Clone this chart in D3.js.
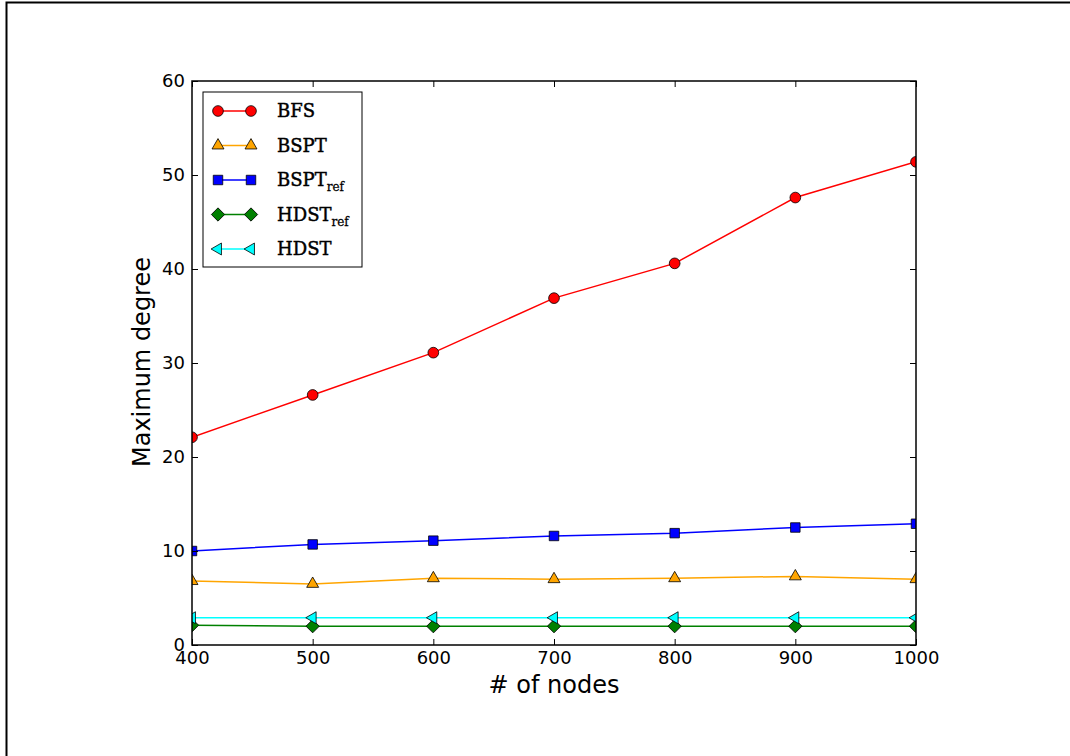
<!DOCTYPE html>
<html>
<head>
<meta charset="utf-8">
<script src="https://cdn.jsdelivr.net/npm/d3@7"></script>
<style>
  body { margin: 0; background: #fff; }
  svg { display: block; }
  .legend-text { font-family: "DejaVu Serif", "Liberation Serif", serif; }
</style>
</head>
<body>
<div id="chart-area"></div>
<script>
// Data
// ****
const nodes = [400, 500, 600, 700, 800, 900, 1000]
const bfs = [22.1, 26.6, 31.1, 36.9, 40.6, 47.6, 51.4]
const bspt = [6.8, 6.5, 7.1, 7.0, 7.1, 7.3, 7.0]
const bsptRef = [10.0, 10.7, 11.1, 11.6, 11.9, 12.5, 12.9]
const hdstRef = [2.1, 2.0, 2.0, 2.0, 2.0, 2.0, 2.0]
const hdst = [2.9, 2.9, 2.9, 2.9, 2.9, 2.9, 2.9]
const xTicks = [400, 500, 600, 700, 800, 900, 1000]
const yTicks = [0, 10, 20, 30, 40, 50, 60]

const series = [
	{name: "BFS", sub: null, values: bfs, color: "#ff0000", marker: "circle"},
	{name: "BSPT", sub: null, values: bspt, color: "#ffa500", marker: "triangle"},
	{name: "BSPT", sub: "ref", values: bsptRef, color: "#0000ff", marker: "square"},
	{name: "HDST", sub: "ref", values: hdstRef, color: "#008000", marker: "diamond"},
	{name: "HDST", sub: null, values: hdst, color: "#00ffff", marker: "tleft"}
]

// Config
// ******
const W = 1070, H = 756
const margin = {top: 81, left: 192}
const width = 724, height = 564

const svg = d3.select("#chart-area").append("svg")
	.attr("width", W).attr("height", H)

// page border (top and left edges visible)
svg.append("path")
	.attr("d", "M6.5," + H + "V2.5H" + W)
	.attr("fill", "none").attr("stroke", "#000").attr("stroke-width", 2)

const g = svg.append("g").attr("transform", "translate(" + margin.left + "," + margin.top + ")")

const x = d3.scaleLinear().domain([400, 1000]).range([0, width])
const y = d3.scaleLinear().domain([0, 60]).range([height, 0])

g.append("clipPath").attr("id", "clip")
	.append("rect").attr("width", width).attr("height", height)

function markerPath(type) {
	if (type === "circle") return d3.symbol(d3.symbolCircle, 90)()
	if (type === "square") return d3.symbol(d3.symbolSquare, 90)()
	if (type === "diamond") return d3.symbol(d3.symbolSquare, 88)()
	return d3.symbol(d3.symbolTriangle, 62)()
}
function markerRotate(type) {
	if (type === "diamond") return 45
	if (type === "tleft") return -90
	return 0
}

// Lines & Markers
// ***************
const line = d3.line().x((d, i) => x(nodes[i])).y(d => y(d))
const plot = g.append("g").attr("clip-path", "url(#clip)")

series.forEach(s => {
	plot.append("path")
		.attr("d", line(s.values))
		.attr("fill", "none")
		.attr("stroke", s.color)
		.attr("stroke-width", 1.5)
	plot.selectAll(null).data(s.values).enter().append("path")
		.attr("d", markerPath(s.marker))
		.attr("transform", (d, i) => "translate(" + x(nodes[i]) + "," + y(d) + ") rotate(" + markerRotate(s.marker) + ")")
		.attr("fill", s.color)
		.attr("stroke", "#000")
		.attr("stroke-width", 0.8)
})

// Axes
// ****
const tickFont = "DejaVu Sans, sans-serif"
const xAxis = g.append("g").attr("transform", "translate(0," + height + ")")
	.call(d3.axisBottom(x).tickValues(xTicks).tickSizeInner(-6).tickSizeOuter(0).tickFormat(d3.format("d")))
const xAxisTop = g.append("g")
	.call(d3.axisTop(x).tickValues(xTicks).tickSizeInner(-6).tickSizeOuter(0).tickFormat(""))
const yAxis = g.append("g")
	.call(d3.axisLeft(y).tickValues(yTicks).tickSizeInner(-6).tickSizeOuter(0).tickFormat(d3.format("d")))
const yAxisRight = g.append("g").attr("transform", "translate(" + width + ",0)")
	.call(d3.axisRight(y).tickValues(yTicks).tickSizeInner(-6).tickSizeOuter(0).tickFormat(""))

g.selectAll(".domain").remove()
g.selectAll(".tick line").attr("stroke", "#000").attr("stroke-width", 1)
g.selectAll(".tick text").attr("font-family", tickFont).attr("font-size", 18).attr("fill", "#000")
xAxis.selectAll(".tick text").attr("dy", "0.71em").attr("y", 6)
yAxis.selectAll(".tick text").attr("x", -7).attr("dy", "0.3em")

g.append("rect")
	.attr("width", width).attr("height", height)
	.attr("fill", "none").attr("stroke", "#000").attr("stroke-width", 1.5)

// Labels
g.append("text")
	.attr("x", width / 2).attr("y", height + 48)
	.attr("text-anchor", "middle")
	.attr("font-family", tickFont).attr("font-size", 24)
	.text("# of nodes")
g.append("text")
	.attr("transform", "translate(-42," + (height / 2 - 1) + ") rotate(-90)")
	.attr("text-anchor", "middle")
	.attr("font-family", tickFont).attr("font-size", 24)
	.text("Maximum degree")

// Legend
// ******
const legend = g.append("g").attr("transform", "translate(11,11)")
legend.append("rect")
	.attr("width", 159).attr("height", 175)
	.attr("fill", "#fff").attr("stroke", "#000").attr("stroke-width", 1)

series.forEach((s, i) => {
	const ly = 19 + i * 34.5
	const row = legend.append("g").attr("transform", "translate(0," + ly + ")")
	row.append("line").attr("x1", 15).attr("x2", 48)
		.attr("stroke", s.color).attr("stroke-width", 1.5)
	;[15, 48].forEach(mx => {
		row.append("path")
			.attr("d", markerPath(s.marker))
			.attr("transform", "translate(" + mx + ",0) rotate(" + markerRotate(s.marker) + ")")
			.attr("fill", s.color).attr("stroke", "#000").attr("stroke-width", 0.8)
	})
	const t = row.append("text")
		.attr("class", "legend-text")
		.attr("x", 74).attr("dy", "0.36em")
		.attr("font-size", 18)
		.attr("stroke", "#000").attr("stroke-width", 0.45)
		.text(s.name)
	if (s.sub) {
		t.append("tspan").attr("dy", 5).attr("font-size", 12).attr("stroke-width", 0.3).text(s.sub)
	}
})
</script>
</body>
</html>
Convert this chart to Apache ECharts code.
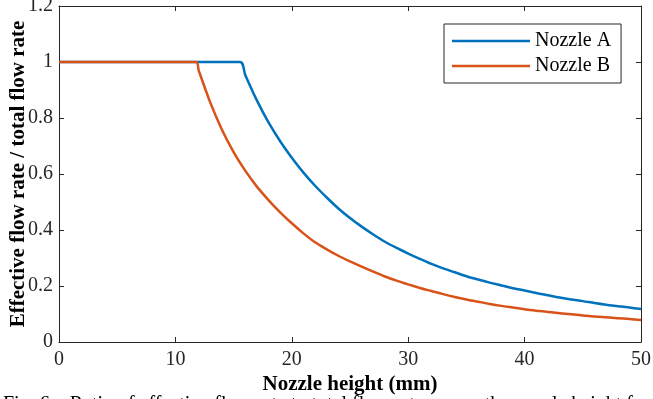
<!DOCTYPE html>
<html>
<head>
<meta charset="utf-8">
<script src="https://cdn.jsdelivr.net/npm/echarts@6/dist/echarts.min.js"></script>
<style>html,body{margin:0;padding:0;background:#fff;}#c{width:653px;height:399px;}</style>
</head>
<body>
<div id="c"></div>
<script>
// Nozzle A: x (mm) and ratio
const xA = [0, 15.55, 16, 17, 18, 19, 20, 21, 22, 23, 24, 25, 26, 27, 28, 29, 30, 31, 32, 33, 34, 35, 36, 37, 38, 39, 40, 41, 42, 43, 44, 45, 46, 47, 48, 49, 50];
const yA = [1, 1, 0.954, 0.863, 0.784, 0.717, 0.658, 0.605, 0.558, 0.516, 0.477, 0.443, 0.412, 0.384, 0.358, 0.336, 0.316, 0.297, 0.279, 0.263, 0.249, 0.235, 0.223, 0.212, 0.202, 0.192, 0.184, 0.175, 0.167, 0.159, 0.152, 0.146, 0.139, 0.133, 0.128, 0.123, 0.118];
// Nozzle B
const xB = [0, 11.77, 12, 13, 14, 15, 16, 17, 18, 19, 20, 21, 22, 23, 24, 25, 26, 27, 28, 29, 30, 31, 32, 33, 34, 35, 36, 37, 38, 39, 40, 41, 42, 43, 44, 45, 46, 47, 48, 49, 50];
const yB = [1, 1, 0.970, 0.855, 0.758, 0.678, 0.612, 0.555, 0.507, 0.463, 0.424, 0.388, 0.356, 0.331, 0.308, 0.288, 0.269, 0.251, 0.234, 0.219, 0.206, 0.193, 0.182, 0.171, 0.161, 0.152, 0.144, 0.136, 0.129, 0.123, 0.117, 0.112, 0.107, 0.103, 0.099, 0.095, 0.091, 0.088, 0.085, 0.082, 0.079];
const seriesNames = ['Nozzle A', 'Nozzle B'];
const xTitle = 'Nozzle height (mm)';
const yTitle = 'Effective flow rate / total flow rate';
const caption = 'Fig. 6.   Ratio of effective flow rate to total flow rate versus the nozzle height for the';

const font = "'Liberation Serif', 'DejaVu Serif', serif";
const axisCol = '#262626';
const pairs = (xs, ys) => xs.map((x, i) => [x, ys[i]]);

const chart = echarts.init(document.getElementById('c'), null, {renderer: 'canvas'});
const tickStyle = {show: true, inside: true, length: 5, lineStyle: {color: axisCol, width: 1}};
chart.setOption({
  animation: false,
  backgroundColor: '#fff',
  grid: {left: 59, right: 12, top: 6, bottom: 57, show: false, containLabel: false, outerBoundsMode: 'none'},
  legend: {
    show: true,
    orient: 'vertical', left: 444, top: 24,
    padding: [7, 10, 7, 8], itemGap: 5, itemWidth: 78, itemHeight: 2.5,
    icon: 'rect',
    borderColor: axisCol, borderWidth: 1, backgroundColor: '#fff',
    textStyle: {fontFamily: font, fontSize: 20, color: '#000', lineHeight: 20},
    data: seriesNames
  },
  xAxis: [{
    type: 'value', min: 0, max: 50, interval: 10, position: 'bottom',
    name: xTitle, nameLocation: 'middle', nameGap: 32, nameMoveOverlap: false,
    nameTextStyle: {fontFamily: font, fontSize: 21, fontWeight: 'bold', color: '#000'},
    axisLine: {show: true, onZero: false, lineStyle: {color: axisCol, width: 1}},
    axisTick: tickStyle,
    axisLabel: {fontFamily: font, fontSize: 20, color: axisCol, margin: 8},
    splitLine: {show: false}
  }, {
    type: 'value', min: 0, max: 50, interval: 10, position: 'top',
    axisLine: {show: true, onZero: false, lineStyle: {color: axisCol, width: 1}},
    axisTick: tickStyle, axisLabel: {show: false}, splitLine: {show: false}
  }],
  yAxis: [{
    type: 'value', min: 0, max: 1.2, interval: 0.2, position: 'left',
    name: yTitle, nameLocation: 'middle', nameGap: 30, nameMoveOverlap: false,
    nameTextStyle: {fontFamily: font, fontSize: 21, fontWeight: 'bold', color: '#000'},
    axisLine: {show: true, onZero: false, lineStyle: {color: axisCol, width: 1}},
    axisTick: tickStyle,
    axisLabel: {fontFamily: font, fontSize: 20, color: axisCol, margin: 6},
    splitLine: {show: false}
  }, {
    type: 'value', min: 0, max: 1.2, interval: 0.2, position: 'right',
    axisLine: {show: true, onZero: false, lineStyle: {color: axisCol, width: 1}},
    axisTick: tickStyle, axisLabel: {show: false}, splitLine: {show: false}
  }],
  series: [{
    name: seriesNames[0], type: 'line', data: pairs(xA, yA), smooth: 0.3,
    showSymbol: false, symbol: 'none', color: '#0072BD',
    lineStyle: {width: 2.5, color: '#0072BD'}
  }, {
    name: seriesNames[1], type: 'line', data: pairs(xB, yB), smooth: 0.3,
    showSymbol: false, symbol: 'none', color: '#D95319',
    lineStyle: {width: 2.5, color: '#D95319'}
  }],
  graphic: [{
    type: 'text', left: 3, top: 395,
    style: {text: caption, fontFamily: font, fontSize: 20, fill: '#000'}
  }]
});
</script>
</body>
</html>
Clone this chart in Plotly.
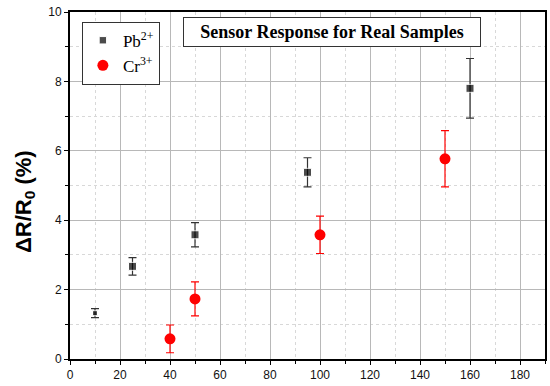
import plotly.graph_objects as go

pb_x = [10, 25, 50, 95, 160]
pb_y = [1.32, 2.67, 3.58, 5.38, 7.8]
pb_err = [0.13, 0.25, 0.35, 0.42, 0.86]
pb_size = [5, 8, 8, 8, 8]

cr_x = [40, 50, 100, 150]
cr_y = [0.58, 1.73, 3.58, 5.77]
cr_err = [0.4, 0.49, 0.54, 0.81]

fig = go.Figure()
fig.add_trace(go.Scatter(
    x=pb_x, y=pb_y, mode="markers", name="Pb<sup>2+</sup>",
    marker=dict(symbol="square", color="black", size=pb_size),
    error_y=dict(type="data", array=pb_err, color="#333333", thickness=1.2, width=4),
))
fig.add_trace(go.Scatter(
    x=cr_x, y=cr_y, mode="markers", name="Cr<sup>3+</sup>",
    marker=dict(symbol="circle", color="#ff0000", size=11),
    error_y=dict(type="data", array=cr_err, color="#ff0000", thickness=1.2, width=4),
))

axis_common = dict(
    showline=True, linecolor="black", linewidth=2, mirror=True,
    ticks="outside", ticklen=4, tickwidth=1, tickcolor="black",
    showgrid=True, gridcolor="#b8b8b8", gridwidth=1,
    zeroline=False, automargin=False, ticklabeloverflow="allow",
    tickfont=dict(family="Liberation Sans, Arial", size=12, color="#111111"),
)

fig.update_xaxes(
    range=[0, 190], dtick=20, tick0=0,
    minor=dict(dtick=10, ticks="outside", ticklen=3, tickcolor="black",
               showgrid=True, gridcolor="#d8d8d8", griddash="dot"),
    **axis_common,
)
fig.update_yaxes(
    range=[0, 10], dtick=2, tick0=0,
    minor=dict(dtick=1, ticks="outside", ticklen=3, tickcolor="black",
               showgrid=True, gridcolor="#d8d8d8", griddash="dot"),
    **axis_common,
)

# y-axis title placed as a rotated annotation for exact positioning
fig.add_annotation(
    x=-0.095, y=0.455, xref="paper", yref="paper",
    text="<b>ΔR/R<sub>0</sub> (%)</b>", textangle=-90,
    showarrow=False, xanchor="center", yanchor="middle",
    font=dict(family="Liberation Sans, Arial", size=22, color="black"),
)

fig.add_annotation(
    x=0.552, y=0.942, xref="paper", yref="paper",
    text="<b>Sensor Response for Real Samples</b>",
    showarrow=False, xanchor="center", yanchor="middle",
    font=dict(family="Liberation Serif, serif", size=18, color="black"),
    bordercolor="#333333", borderwidth=1, bgcolor="white",
    width=294, height=26,
)

fig.update_layout(
    width=550, height=386,
    margin=dict(l=70, r=5, t=12, b=27),
    plot_bgcolor="white", paper_bgcolor="white",
    showlegend=True,
    legend=dict(
        x=0.025, y=0.972, xanchor="left", yanchor="top",
        bordercolor="#333333", borderwidth=1, bgcolor="white",
        font=dict(family="Liberation Serif, serif", size=17, color="black"),
        itemsizing="trace", itemwidth=30,
    ),
)

# remove the page's default 8px body margin so the figure fills the window
fig.write_html("out.html", config={"displayModeBar": False},
               post_script="document.body.style.margin='0px';")
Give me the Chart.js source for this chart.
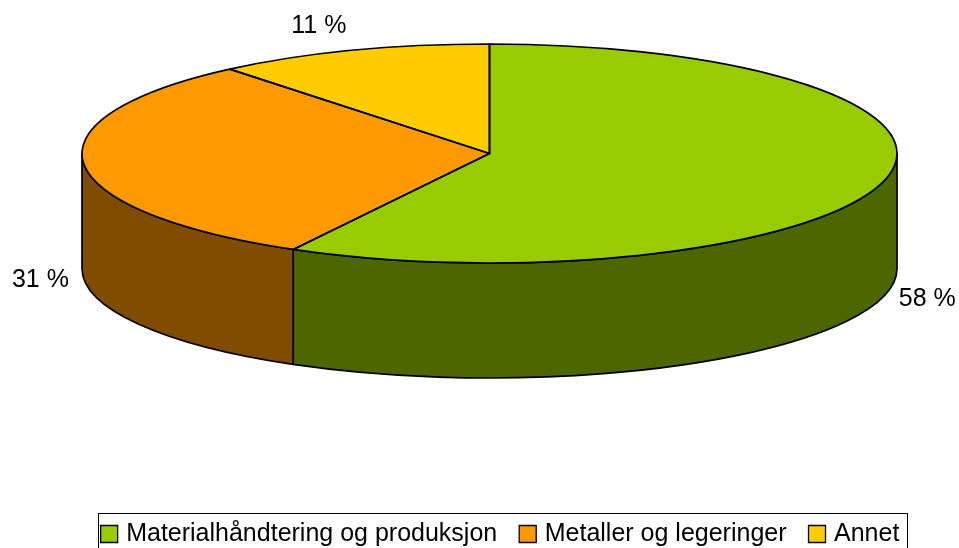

-=-=-

Print out, exactly and with nothing added, the lines starting at the line holding "Clone this chart in Plotly." and ending at the line holding "cr_err = [0.4, 0.49, 0.54, 0.81]", minus any pictures.

Clone this chart in Plotly.
import plotly.graph_objects as go

pb_x = [10, 25, 50, 95, 160]
pb_y = [1.32, 2.67, 3.58, 5.38, 7.8]
pb_err = [0.13, 0.25, 0.35, 0.42, 0.86]
pb_size = [5, 8, 8, 8, 8]

cr_x = [40, 50, 100, 150]
cr_y = [0.58, 1.73, 3.58, 5.77]
cr_err = [0.4, 0.49, 0.54, 0.81]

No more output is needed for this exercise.